As relações autenticas doem, são construídas, nos desconstroem e nos reconstroem em direções outras em relação àquelas para as quais a inércia nos empurrava… nos salvam do abismo da solidão. Não podem ser resumidas em likes, carinhas alegres, tristes, espantadas ou raivosas. Só quem já olhou para os olhos molhados de quem magoou sabe do que estou falando. No espaço protegido da cápsula digital podemos xingar, mandar tomar… (já fiz muito isso), abstraindo do fato de que do outro lado está uma pessoa (no caso de não ser um robô de uma fazenda de likes). Trata-se de um treinamento para formar canalhas que não se preocupam com o efeito de suas palavras e atos.

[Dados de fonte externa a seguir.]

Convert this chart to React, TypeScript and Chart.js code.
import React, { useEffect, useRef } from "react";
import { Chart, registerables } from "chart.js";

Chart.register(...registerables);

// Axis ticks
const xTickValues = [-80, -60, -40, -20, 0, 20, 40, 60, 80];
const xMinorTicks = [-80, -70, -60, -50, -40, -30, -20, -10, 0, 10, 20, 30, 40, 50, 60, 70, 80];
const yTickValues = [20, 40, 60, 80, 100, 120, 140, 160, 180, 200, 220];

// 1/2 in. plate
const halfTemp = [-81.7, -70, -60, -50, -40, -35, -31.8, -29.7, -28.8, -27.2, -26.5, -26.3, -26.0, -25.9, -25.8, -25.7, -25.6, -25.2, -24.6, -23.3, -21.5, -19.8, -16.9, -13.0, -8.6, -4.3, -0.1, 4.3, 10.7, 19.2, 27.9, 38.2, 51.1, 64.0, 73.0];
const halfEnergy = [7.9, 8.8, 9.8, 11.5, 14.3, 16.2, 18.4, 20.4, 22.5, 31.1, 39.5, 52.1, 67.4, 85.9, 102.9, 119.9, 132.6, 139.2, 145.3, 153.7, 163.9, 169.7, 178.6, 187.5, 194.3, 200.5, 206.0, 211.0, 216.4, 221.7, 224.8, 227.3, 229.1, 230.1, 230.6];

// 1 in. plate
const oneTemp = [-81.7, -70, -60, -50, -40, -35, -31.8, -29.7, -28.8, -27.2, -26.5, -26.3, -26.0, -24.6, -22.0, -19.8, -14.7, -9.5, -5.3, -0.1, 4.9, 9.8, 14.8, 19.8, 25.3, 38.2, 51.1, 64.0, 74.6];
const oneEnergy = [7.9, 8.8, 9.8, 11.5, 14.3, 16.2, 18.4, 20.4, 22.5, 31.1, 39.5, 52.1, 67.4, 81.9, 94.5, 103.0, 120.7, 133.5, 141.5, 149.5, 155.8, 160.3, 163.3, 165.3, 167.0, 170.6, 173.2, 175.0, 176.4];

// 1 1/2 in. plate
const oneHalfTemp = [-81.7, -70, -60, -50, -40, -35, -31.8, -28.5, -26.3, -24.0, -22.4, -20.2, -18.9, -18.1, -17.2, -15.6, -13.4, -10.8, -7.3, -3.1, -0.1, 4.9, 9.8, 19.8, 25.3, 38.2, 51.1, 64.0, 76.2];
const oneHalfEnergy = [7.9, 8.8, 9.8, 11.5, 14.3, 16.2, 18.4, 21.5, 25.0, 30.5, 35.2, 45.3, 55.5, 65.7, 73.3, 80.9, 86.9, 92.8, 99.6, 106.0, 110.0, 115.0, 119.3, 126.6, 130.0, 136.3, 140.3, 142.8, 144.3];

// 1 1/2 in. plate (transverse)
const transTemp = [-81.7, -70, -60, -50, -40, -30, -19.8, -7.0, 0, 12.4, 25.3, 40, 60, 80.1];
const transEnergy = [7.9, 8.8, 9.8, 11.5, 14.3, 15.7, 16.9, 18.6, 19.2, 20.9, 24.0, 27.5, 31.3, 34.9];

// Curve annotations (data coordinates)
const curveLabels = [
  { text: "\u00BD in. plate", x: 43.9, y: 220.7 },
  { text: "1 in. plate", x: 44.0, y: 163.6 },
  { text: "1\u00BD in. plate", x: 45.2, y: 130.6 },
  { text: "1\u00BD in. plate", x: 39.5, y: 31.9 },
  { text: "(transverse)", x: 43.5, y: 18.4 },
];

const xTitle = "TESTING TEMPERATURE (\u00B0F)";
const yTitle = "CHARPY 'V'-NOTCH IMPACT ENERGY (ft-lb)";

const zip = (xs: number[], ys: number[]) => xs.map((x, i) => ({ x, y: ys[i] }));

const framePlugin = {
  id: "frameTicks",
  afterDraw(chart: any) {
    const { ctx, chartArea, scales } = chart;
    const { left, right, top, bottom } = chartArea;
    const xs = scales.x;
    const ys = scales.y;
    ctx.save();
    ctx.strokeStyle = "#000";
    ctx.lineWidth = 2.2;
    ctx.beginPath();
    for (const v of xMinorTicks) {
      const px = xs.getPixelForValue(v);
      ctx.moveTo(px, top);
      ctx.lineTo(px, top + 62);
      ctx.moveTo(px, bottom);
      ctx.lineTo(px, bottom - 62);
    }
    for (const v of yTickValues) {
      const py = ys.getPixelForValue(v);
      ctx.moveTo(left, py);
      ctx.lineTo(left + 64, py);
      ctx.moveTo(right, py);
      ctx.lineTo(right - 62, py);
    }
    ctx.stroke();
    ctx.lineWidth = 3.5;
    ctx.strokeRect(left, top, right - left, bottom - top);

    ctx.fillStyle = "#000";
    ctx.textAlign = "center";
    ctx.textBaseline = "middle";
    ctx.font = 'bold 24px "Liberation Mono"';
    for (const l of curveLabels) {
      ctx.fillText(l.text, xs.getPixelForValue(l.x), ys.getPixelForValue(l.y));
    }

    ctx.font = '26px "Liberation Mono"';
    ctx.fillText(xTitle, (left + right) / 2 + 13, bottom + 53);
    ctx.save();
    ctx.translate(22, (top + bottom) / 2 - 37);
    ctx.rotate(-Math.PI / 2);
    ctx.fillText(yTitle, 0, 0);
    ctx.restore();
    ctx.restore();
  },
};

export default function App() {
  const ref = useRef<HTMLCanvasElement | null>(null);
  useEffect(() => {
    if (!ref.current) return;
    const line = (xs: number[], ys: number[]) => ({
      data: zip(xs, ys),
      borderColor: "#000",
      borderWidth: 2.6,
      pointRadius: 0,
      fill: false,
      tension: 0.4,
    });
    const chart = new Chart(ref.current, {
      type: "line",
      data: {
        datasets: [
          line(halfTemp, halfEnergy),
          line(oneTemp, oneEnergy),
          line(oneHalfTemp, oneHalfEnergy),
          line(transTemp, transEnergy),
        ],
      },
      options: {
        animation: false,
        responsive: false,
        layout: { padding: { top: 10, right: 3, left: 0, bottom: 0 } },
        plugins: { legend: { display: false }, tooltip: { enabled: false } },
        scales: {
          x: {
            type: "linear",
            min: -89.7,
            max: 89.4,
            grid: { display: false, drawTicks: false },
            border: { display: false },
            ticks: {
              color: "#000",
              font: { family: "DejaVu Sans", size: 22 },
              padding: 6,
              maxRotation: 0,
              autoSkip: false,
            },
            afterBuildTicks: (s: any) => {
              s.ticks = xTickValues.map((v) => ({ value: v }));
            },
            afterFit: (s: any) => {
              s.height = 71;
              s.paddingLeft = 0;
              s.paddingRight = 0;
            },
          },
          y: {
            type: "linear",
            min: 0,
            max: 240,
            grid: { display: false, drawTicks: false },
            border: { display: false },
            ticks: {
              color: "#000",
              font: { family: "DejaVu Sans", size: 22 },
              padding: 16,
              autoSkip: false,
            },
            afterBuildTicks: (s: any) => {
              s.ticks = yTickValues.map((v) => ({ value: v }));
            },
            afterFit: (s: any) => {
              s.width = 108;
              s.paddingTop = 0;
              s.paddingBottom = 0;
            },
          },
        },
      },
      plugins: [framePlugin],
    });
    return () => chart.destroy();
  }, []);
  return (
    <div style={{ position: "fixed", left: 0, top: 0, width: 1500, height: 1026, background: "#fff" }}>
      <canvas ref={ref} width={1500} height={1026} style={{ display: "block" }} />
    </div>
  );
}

Mas, como identificar relações autênticas? Bom, não é fácil… Às vezes você descobre só no final. Mas via de regra são aquelas das quais você sai alegre ou triste, magoado ou agradecido, com raiva ou sereno, mas sempre reconstruído com as marcas que o outro por ventura deixou em seu corpo e espírito (materialistas acreditam em espíritos em sua concretude incorpórea). Os meios de comunicação em massa, entre eles as modernas redes sociais, te esvaziam pela catarse, como analisaram Theodor Adorno e Max Horkheimer: massificam para isolar em solidões inescrutáveis, são em último caso meios de apassivamento.

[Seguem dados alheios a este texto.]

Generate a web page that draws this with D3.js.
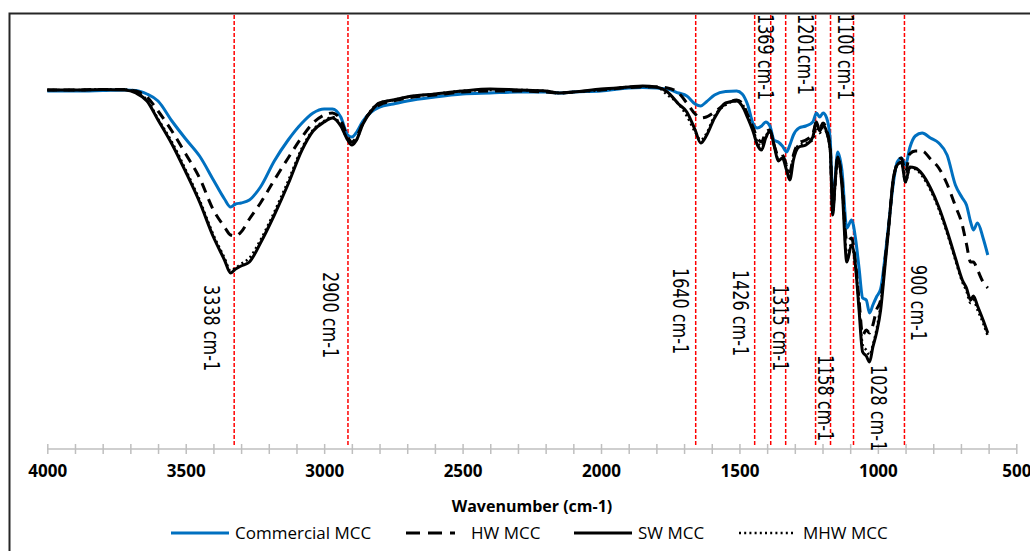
<!DOCTYPE html>
<head>
<meta charset="utf-8">
<title>FTIR spectra - MCC</title>
<style>
body { margin: 0; background: #fff; }
svg { display: block; }
.tick-label text { font-family: "Open Sans", sans-serif; font-weight: bold; font-size: 17px; fill: #000; }
.axis-title { font-family: "Open Sans", sans-serif; font-weight: bold; font-size: 16px; }
.legend text { font-family: "Open Sans", sans-serif; font-size: 17px; fill: #000; }
.peak-label { font-family: "DejaVu Sans", sans-serif; font-size: 16px; fill: #000; }
.marker { stroke: #ff0000; stroke-width: 1.5px; stroke-dasharray: 4,2; }
</style>
</head>
<body>
<div id="chart"></div>
<script src="https://cdnjs.cloudflare.com/ajax/libs/d3/7.8.5/d3.min.js"></script>
<script>
// wavenumber grid (cm-1), shared by all four spectra
const waveNumbers = [
  4000,3900,3800,3720,3680,3640,3600,3550,3500,3450,
  3400,3360,3338,3320,3300,3270,3230,3180,3130,3080,
  3040,3000,2970,2940,2915,2900,2885,2860,2830,2800,
  2750,2700,2600,2500,2400,2300,2200,2150,2100,2000,
  1900,1850,1800,1760,1720,1690,1660,1640,1620,1590,
  1550,1510,1490,1470,1450,1435,1420,1405,1390,1375,
  1360,1345,1330,1318,1305,1285,1260,1235,1222,1210,
  1198,1185,1172,1163,1155,1145,1130,1112,1095,1080,
  1068,1055,1042,1030,1018,1005,990,975,960,945,
  930,915,900,885,865,840,810,780,750,720,
  695,680,665,655,640,620,603
];

// transmittance (%)
const commercialMCC = [
  81.8,81.8,81.9,82,81.9,81.2,79.8,75.8,72.2,68.8,
  64,60.2,58.6,59.2,59.4,60,62.6,67.8,72,75.4,
  77.4,78.2,78.2,76.6,73,72.6,73.4,75.8,77.6,78.6,
  79.2,79.8,80.6,81.2,81.4,81.6,81.6,81.4,81.6,81.8,
  82.4,82.5,82.4,82.2,81.4,80.8,79.2,78.8,79.6,81,
  81.7,81.8,81.2,79,75.2,74.4,74.8,75.6,74.8,72,
  71.6,70.8,69.6,71,73,74.4,74.8,75.6,77.4,76.6,
  77.4,76.4,72,59,64,69.6,66,54.4,56,52,
  46.4,40.4,40,37.4,39,40.6,42.2,48.2,55.6,63,
  67.6,68.4,67,70.4,72.8,73.4,72.4,71.4,69,63,
  60.4,59,55.6,54,55.4,52.4,49
];
const hwMCC = [
  82,82,82.1,82.1,81.8,80.6,77.8,73.8,69.2,64.4,
  58,54.6,53,52.8,53.6,56.2,59.4,64,68.4,72.6,
  75.4,77,77.4,76,72.6,71.6,72.4,75.4,77.8,79,
  79.8,80.4,81,81.6,81.8,81.8,81.6,81.4,81.6,82,
  82.5,82.6,82.6,82.4,81.4,79.4,77.2,76.4,76.6,77.6,
  79.2,80,79.4,77,74.4,72.4,71.6,73.6,74,71,
  69,69,67,65.6,69,71.4,72,73.2,75.6,74.4,
  75.4,74,70.4,58,63,68.6,64,51.6,52.4,47,
  40,33,34,33.4,35,38,40,47.6,55.4,63.6,
  67.4,68.4,65.6,69.2,69.8,69.8,68.2,66.4,63.2,58.8,
  55,51.2,47.6,47.6,46,43.6,42.4
];
const swMCC = [
  82,82,82.1,82,81.4,79.8,76,71.2,65.6,59.6,
  52.6,48,45.4,46.2,46.8,47.6,51.4,57,63.2,70,
  73.8,75.6,76.4,74.8,72,71,71.8,75.2,77.8,79.4,
  80,80.6,81.2,81.8,82.2,82,81.8,81.4,81.6,82.2,
  82.6,82.8,82.6,81.6,79.2,77.6,74,71.4,72.8,76.4,
  79.4,79.8,78.8,76.4,73.6,71,70,72.4,73.8,71,
  67.8,68.4,66,64,68,70.6,71,72.6,75.6,73.8,
  75,73.6,70,57,63,68.6,63,47.6,51,46.4,
  38,29.6,28.8,27.6,30.6,33.4,38,46.4,55,64,
  67,67.6,63.6,66.6,66.4,65.2,62.4,58.6,53.8,48.4,
  44,42.4,40,40.8,38.8,36,33.4
];
const mhwMCC = [
  82,82,82.1,82.1,81.6,80,76.2,71.6,66,60,
  53,48.4,45.8,46.4,47.2,48.4,52,57.6,63.8,70.4,
  74,75.8,76.6,75,72,71,71.8,75.2,78,79.4,
  80,80.6,81.2,81.8,82,82,81.8,81.4,81.6,82,
  82.6,82.7,82.6,81,79.2,76.8,73.6,72,73.2,76.8,
  79,79.8,79.2,76.8,74,71.6,70.8,72.8,73.6,71,
  68.4,68.8,66.8,64.8,68.6,71,71.4,72,74.4,73.4,
  74.4,73.4,69.6,57.6,62.6,68,63.4,49,51.2,46.4,
  39,31,30,29,31,34,39,47,55.2,63.8,
  67,67.4,63.6,66.4,66.2,64.8,62,58.2,53.4,48,
  43.6,41.8,39.4,40,38,35.4,32.8
];

const seriesNames = ["Commercial MCC", "HW MCC", "SW MCC", "MHW MCC"];
const xTicks = [4000, 3500, 3000, 2500, 2000, 1500, 1000, 500];

// red marker lines (where they sit in the picture) and their labels
const markerLines = [3325, 2914, 1658, 1445, 1387, 1333, 1225, 1171, 1088, 904];
const peakLabels = [
  { text: "3338 cm-1", at: 3433, top: 285 },
  { text: "2900 cm-1", at: 3004, top: 272 },
  { text: "1640 cm-1", at: 1741, top: 268 },
  { text: "1426 cm-1", at: 1524, top: 270 },
  { text: "1369 cm-1", at: 1434, top: 14 },
  { text: "1315 cm-1", at: 1380, top: 285 },
  { text: "1201cm-1",  at: 1290, top: 14 },
  { text: "1158 cm-1", at: 1218, top: 355 },
  { text: "1100 cm-1", at: 1145, top: 14 },
  { text: "1028 cm-1", at: 1026, top: 365 },
  { text: "900 cm-1",  at: 882,  top: 265 }
];

const W = 1030, H = 551;
const axisY = 449;

const svg = d3.select("#chart").append("svg")
  .attr("width", W)
  .attr("height", H);

// outer frame (runs past the right and bottom edges)
svg.append("rect")
  .attr("x", 9.5).attr("y", 13.5)
  .attr("width", 1100).attr("height", 600)
  .attr("fill", "none")
  .attr("stroke", "#262626")
  .attr("stroke-width", 2);

const x = d3.scaleLinear().domain([4000, 500]).range([47.3, 1016.3]);
const y = d3.scaleLinear().domain([0, 100]).range([500, 0]);

// marker lines
svg.append("g").selectAll("line")
  .data(markerLines)
  .enter().append("line")
  .attr("class", "marker")
  .attr("x1", d => x(d)).attr("x2", d => x(d))
  .attr("y1", 15).attr("y2", axisY - 2);

// minor ticks every 100
const minor = svg.append("g")
  .attr("transform", `translate(0,${axisY - 5})`)
  .call(d3.axisBottom(x).tickValues(d3.range(500, 4001, 100)).tickSize(10).tickFormat(""));
minor.select(".domain").remove();
minor.selectAll("line").attr("stroke", "#bfbfbf").attr("stroke-width", 1.5);

svg.append("line")
  .attr("x1", x(4000)).attr("x2", x(500))
  .attr("y1", axisY).attr("y2", axisY)
  .attr("stroke", "#bfbfbf").attr("stroke-width", 1.5);

const labels = svg.append("g")
  .attr("class", "tick-label")
  .attr("transform", `translate(0,${axisY})`)
  .call(d3.axisBottom(x).tickValues(xTicks).tickSize(0).tickPadding(16).tickFormat(d3.format("d")));
labels.select(".domain").remove();
labels.selectAll("text").attr("font-family", null).attr("font-size", null);

svg.append("text")
  .attr("class", "axis-title")
  .attr("x", 532).attr("y", 512)
  .attr("text-anchor", "middle")
  .text("Wavenumber (cm-1)");

// spectra
const allSeries = [commercialMCC, hwMCC, swMCC, mhwMCC];
const styles = [
  { color: "#0070c0", width: 3, dash: null },
  { color: "#000", width: 3, dash: "10,7" },
  { color: "#000", width: 3, dash: null },
  { color: "#000", width: 2.6, dash: "2,3.2" }
];

const line = d3.line()
  .x(d => x(d[0]))
  .y(d => y(d[1]))
  .curve(d3.curveMonotoneX);

allSeries.forEach((vals, i) => {
  const pts = waveNumbers.map((w, j) => [w, vals[j]]);
  svg.append("path")
    .datum(pts)
    .attr("fill", "none")
    .attr("stroke", styles[i].color)
    .attr("stroke-width", styles[i].width)
    .attr("stroke-dasharray", styles[i].dash)
    .attr("stroke-linejoin", "round")
    .attr("d", line);
});

// rotated peak labels
svg.append("g").selectAll("text")
  .data(peakLabels)
  .enter().append("text")
  .attr("class", "peak-label")
  .attr("transform", d => `translate(${x(d.at)},${d.top}) rotate(90) scale(1,1.3)`)
  .attr("dy", "0")
  .text(d => d.text);

// legend
const legendItems = [
  { x1: 171, x2: 229, tx: 235 },
  { x1: 406, x2: 455, tx: 471 },
  { x1: 574, x2: 632, tx: 638 },
  { x1: 739, x2: 795, tx: 803 }
];
const legend = svg.append("g").attr("class", "legend");
legendItems.forEach((it, i) => {
  legend.append("line")
    .attr("x1", it.x1).attr("x2", it.x2)
    .attr("y1", 533).attr("y2", 533)
    .attr("stroke", styles[i].color)
    .attr("stroke-width", styles[i].width)
    .attr("stroke-dasharray", i === 1 ? "14,8" : styles[i].dash);
  legend.append("text")
    .attr("x", it.tx).attr("y", 539)
    .text(seriesNames[i]);
});
</script>
</body>
</html>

Só há uma forma de enfrentar a morte: afirmando a vida. Lukács, em sua obra As almas e as formas (portanto antes de aderir ao marxismo), discorre sobre o poeta romântico Novalis,*  apontando que este, ao interrogar a vida, recebe a resposta da morte, e diz: “cantar a morte talvez seja mais nobre e heroico que cantar a vida; mas não foi em busca dessa canção que os românticos saíram à luta”. O filósofo húngaro então completa seu raciocínio afirmando que “somente a vida de Novalis pôde se tornar poesia” e emenda que “se Novalis nos parece tão grande e completo, talvez seja apenas porque foi escravo de um senhor invencível” (p. 97). Ora, nosso senhor não é invencível e atrás destas enormes ondas existe uma praia de areias brancas.
Também odeio esta vida, partilho de sua tristeza e, em grande parte, dessa sensação de impotência no momento. Mas não quero pular da vida com você, quero mudá-la com você. Para isso, nós precisamos… nos encontrar.